Other people find such museums gruesome or boring, I think. Full of dead staring things and little yellowed type-written notes. Too clinical, too reminiscent of your own status as a creature that will die and leave behind one of those skeletons. They would rather go out and chat with people, or watch TV, or take a walk, and not be in the same room as these dead things.

But I've always found them quite comforting. I'm an atheist, and one who slid into this view quite naturally, with no great struggle of faith. I'm well aware of death and its consequence of near-certain total oblivion. Sharing a space with things that are already dead makes no difference to that. I have no delusions of my own significance in the universe, but in the presence of fossils, I can see myself as part of life, and I can see life's shapes as a mirror of the universe's mathematics.

And the vast expanses of time across which life plays make my own death appear immaterial.
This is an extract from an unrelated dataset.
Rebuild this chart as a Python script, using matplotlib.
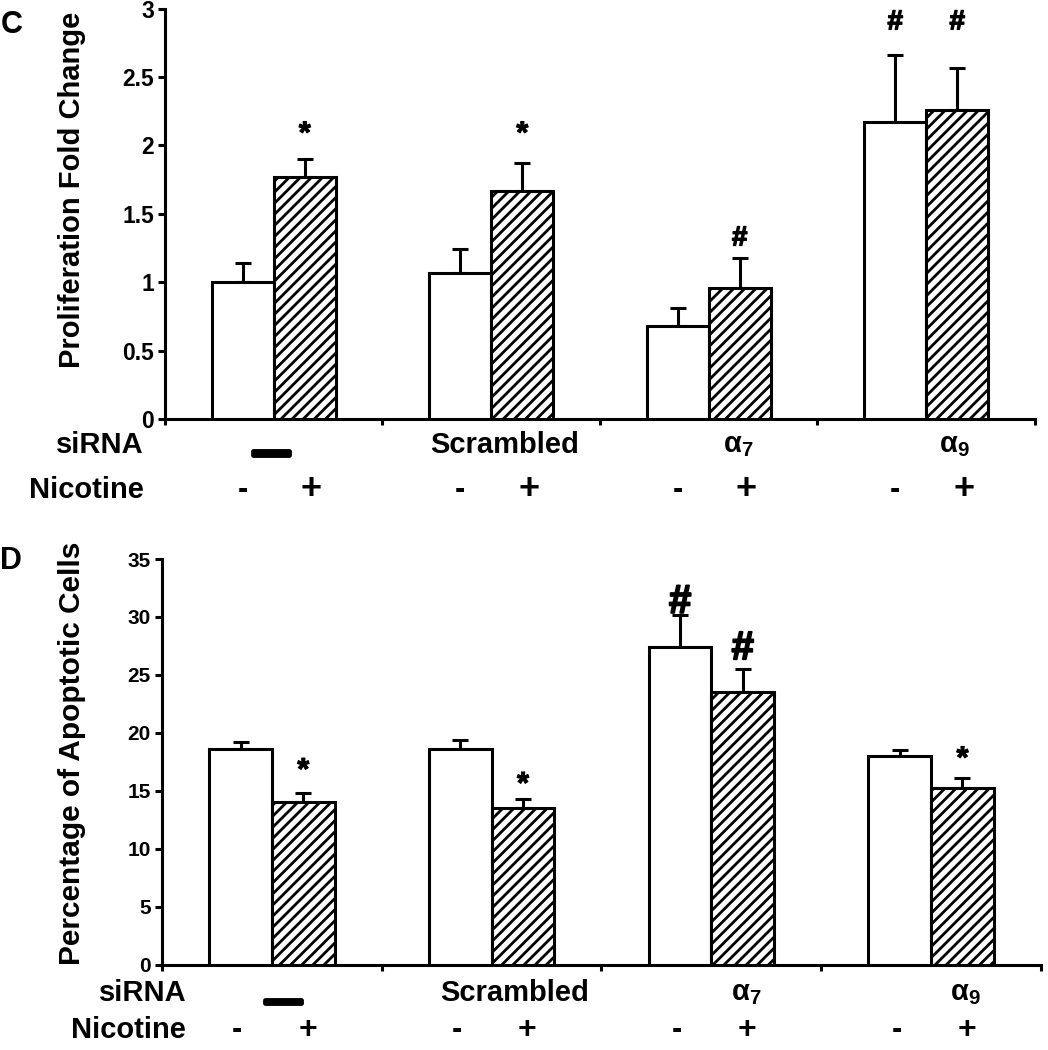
import matplotlib
matplotlib.use("Agg")
import matplotlib.pyplot as plt
import matplotlib.transforms as mtransforms
import matplotlib.patheffects as pe
import numpy as np

# --- Data ---
groups = ["\u2014", "Scrambled", r"$\mathbf{\alpha_7}$", r"$\mathbf{\alpha_9}$"]
nicotine = ["-", "+"]

prolif_ctrl = [1.00, 1.065, 0.68, 2.17]
prolif_ctrl_err = [0.14, 0.175, 0.13, 0.49]
prolif_nic = [1.77, 1.67, 0.955, 2.26]
prolif_nic_err = [0.13, 0.20, 0.225, 0.31]
prolif_marks_ctrl = ["", "", "", "#"]
prolif_marks_nic = ["*", "*", "#", "#"]
prolif_mark_y_ctrl = [None, None, None, 2.9]
prolif_mark_y_nic = [2.08, 2.08, 1.32, 2.9]

apop_ctrl = [18.6, 18.6, 27.4, 18.0]
apop_ctrl_err = [0.6, 0.8, 2.8, 0.5]
apop_nic = [14.0, 13.55, 23.5, 15.2]
apop_nic_err = [0.8, 0.75, 2.0, 0.9]
apop_marks_ctrl = ["", "", "#", ""]
apop_marks_nic = ["*", "*", "#", "*"]
apop_mark_y_ctrl = [None, None, 31.3, None]
apop_mark_y_nic = [16.7, 15.5, 27.3, 17.7]

FONT = ["Liberation Sans", "DejaVu Sans"]
plt.rcParams["font.family"] = FONT
plt.rcParams["font.weight"] = "bold"
plt.rcParams["mathtext.fontset"] = "custom"
plt.rcParams["mathtext.rm"] = "Liberation Sans:bold"
plt.rcParams["mathtext.bf"] = "Liberation Sans:bold"
plt.rcParams["mathtext.it"] = "Liberation Sans:bold"
plt.rcParams["hatch.linewidth"] = 2.0

LW = 2.2
BAR_W = 0.285


def draw_panel(ax, ctrl, ctrl_err, nic, nic_err, marks, mark_ys, ylim, yticks,
               ylabel, tick_size, lab_off, sign_off, row_y, row_x, mark_sizes,
               ylab_size, ylab_pos, plus_size):
    x = np.arange(len(ctrl)) + 0.5
    xc = x - BAR_W / 2
    xn = x + BAR_W / 2
    ax.bar(xc, ctrl, BAR_W, color="white", edgecolor="black", linewidth=LW, zorder=3)
    ax.bar(xn, nic, BAR_W, color="white", edgecolor="black", linewidth=LW,
           hatch="///", zorder=3)
    for xs, vals, errs in [(xc, ctrl, ctrl_err), (xn, nic, nic_err)]:
        ax.errorbar(xs, vals, yerr=[np.zeros(len(vals)), errs], fmt="none",
                    ecolor="black", elinewidth=LW, capsize=5.5, capthick=LW, zorder=2)

    # significance marks
    for xs, mk, my in [(xc, marks[0], mark_ys[0]), (xn, marks[1], mark_ys[1])]:
        for xi, m, yi in zip(xs, mk, my):
            if m:
                size, stroke = mark_sizes[m]
                ax.text(xi, yi, m, ha="center", va="center", fontsize=size,
                        fontweight="bold",
                        path_effects=[pe.withStroke(linewidth=stroke, foreground="black")])

    ax.set_xlim(0, 4)
    ax.set_ylim(*ylim)
    ax.set_yticks(yticks)
    ax.set_yticklabels([f"{t:g}" for t in yticks], fontsize=tick_size, fontweight="bold")
    ax.set_xticks(np.arange(5))
    ax.set_xticklabels([])
    ax.set_ylabel(ylabel, fontsize=ylab_size, fontweight="bold")
    ax.yaxis.set_label_coords(*ylab_pos)
    for s in ["top", "right"]:
        ax.spines[s].set_visible(False)
    for s in ["left", "bottom"]:
        ax.spines[s].set_linewidth(LW)
    ax.tick_params(axis="y", direction="out", length=5, width=LW, pad=3)
    ax.tick_params(axis="x", direction="out", length=4, width=LW)

    # condition rows under the axis
    trans = mtransforms.blended_transform_factory(ax.transData, ax.transAxes)
    ax.text(row_x, row_y[0], "siRNA", transform=trans, ha="right", va="center",
            fontsize=21, fontweight="bold")
    ax.text(row_x, row_y[1], "Nicotine", transform=trans, ha="right", va="center",
            fontsize=21, fontweight="bold")
    for i, g in enumerate(groups):
        if i == 0:
            ax.text(x[i] + lab_off[i], row_y[0] - 0.02, g, transform=trans,
                    ha="center", va="center", fontsize=26, fontweight="bold",
                    path_effects=[pe.withStroke(linewidth=3.5, foreground="black")])
        else:
            ax.text(x[i] + lab_off[i], row_y[0], g, transform=trans,
                    ha="center", va="center", fontsize=21, fontweight="bold")
        ax.text(xc[i] + sign_off[0], row_y[1], nicotine[0], transform=trans,
                ha="center", va="center", fontsize=22, fontweight="bold")
        ax.text(xn[i] + sign_off[1], row_y[1], nicotine[1], transform=trans,
                ha="center", va="center", fontsize=plus_size, fontweight="bold")


fig = plt.figure(figsize=(10.48, 10.5), dpi=100)
ax_c = fig.add_axes([0.1574, 0.601, 0.8302, 0.3907])
ax_d = fig.add_axes([0.1546, 0.0813, 0.8387, 0.3863])

draw_panel(ax_c, prolif_ctrl, prolif_ctrl_err, prolif_nic, prolif_nic_err,
           (prolif_marks_ctrl, prolif_marks_nic),
           (prolif_mark_y_ctrl, prolif_mark_y_nic),
           (0, 3), np.arange(0, 3.01, 0.5), "Proliferation Fold Change", 16.5,
           [-0.013, 0.063, 0.134, 0.128], (0.0, 0.03), (-0.063, -0.173), -0.097,
           {"*": (22, 0.8), "#": (20, 1.0)}, 21, (-0.091, 0.558), 26)

draw_panel(ax_d, apop_ctrl, apop_ctrl_err, apop_nic, apop_nic_err,
           (apop_marks_ctrl, apop_marks_nic),
           (apop_mark_y_ctrl, apop_mark_y_nic),
           (0, 35), np.arange(0, 36, 5), "Percentage of Apoptotic Cells", 15,
           [0.05, 0.105, 0.16, 0.155], (-0.015, 0.02), (-0.071, -0.162), 0.11,
           {"*": (22, 0.8), "#": (29, 1.3)}, 21.5, (-0.0865, 0.52), 23)

fig.text(0.001, 0.976, "C", fontsize=22, fontweight="bold", ha="left", va="center")
fig.text(0.0, 0.466, "D", fontsize=22, fontweight="bold", ha="left", va="center")

fig.savefig("out.png", dpi=100)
Given that the present is a sham invented by my brain to let me reason about the world, when I look at the world sideways in time, I am part of the same organism as my mother, my father, my unborn children and everyone else. Take the dimension of time into account, and the demand to live forever is like the demand to have infinite width: absurd. Things have to be bounded to be real. The present exists exactly as much and as little as the past, so after I die, I will go on existing exactly as much as I always have: as a reflection of the universe.

At the end of "Death is the Road to Awe", in the last fifty seconds, the music explodes for a last time in an almost physically painful burst, containing everything in the song at once. Its afterglow morphs into the piano that leads into the final song. You would then expect to hear a point where the orchestral crescendo again becomes the mundane piano, where the quality of the music shifts to the mundane. But the music is one piece.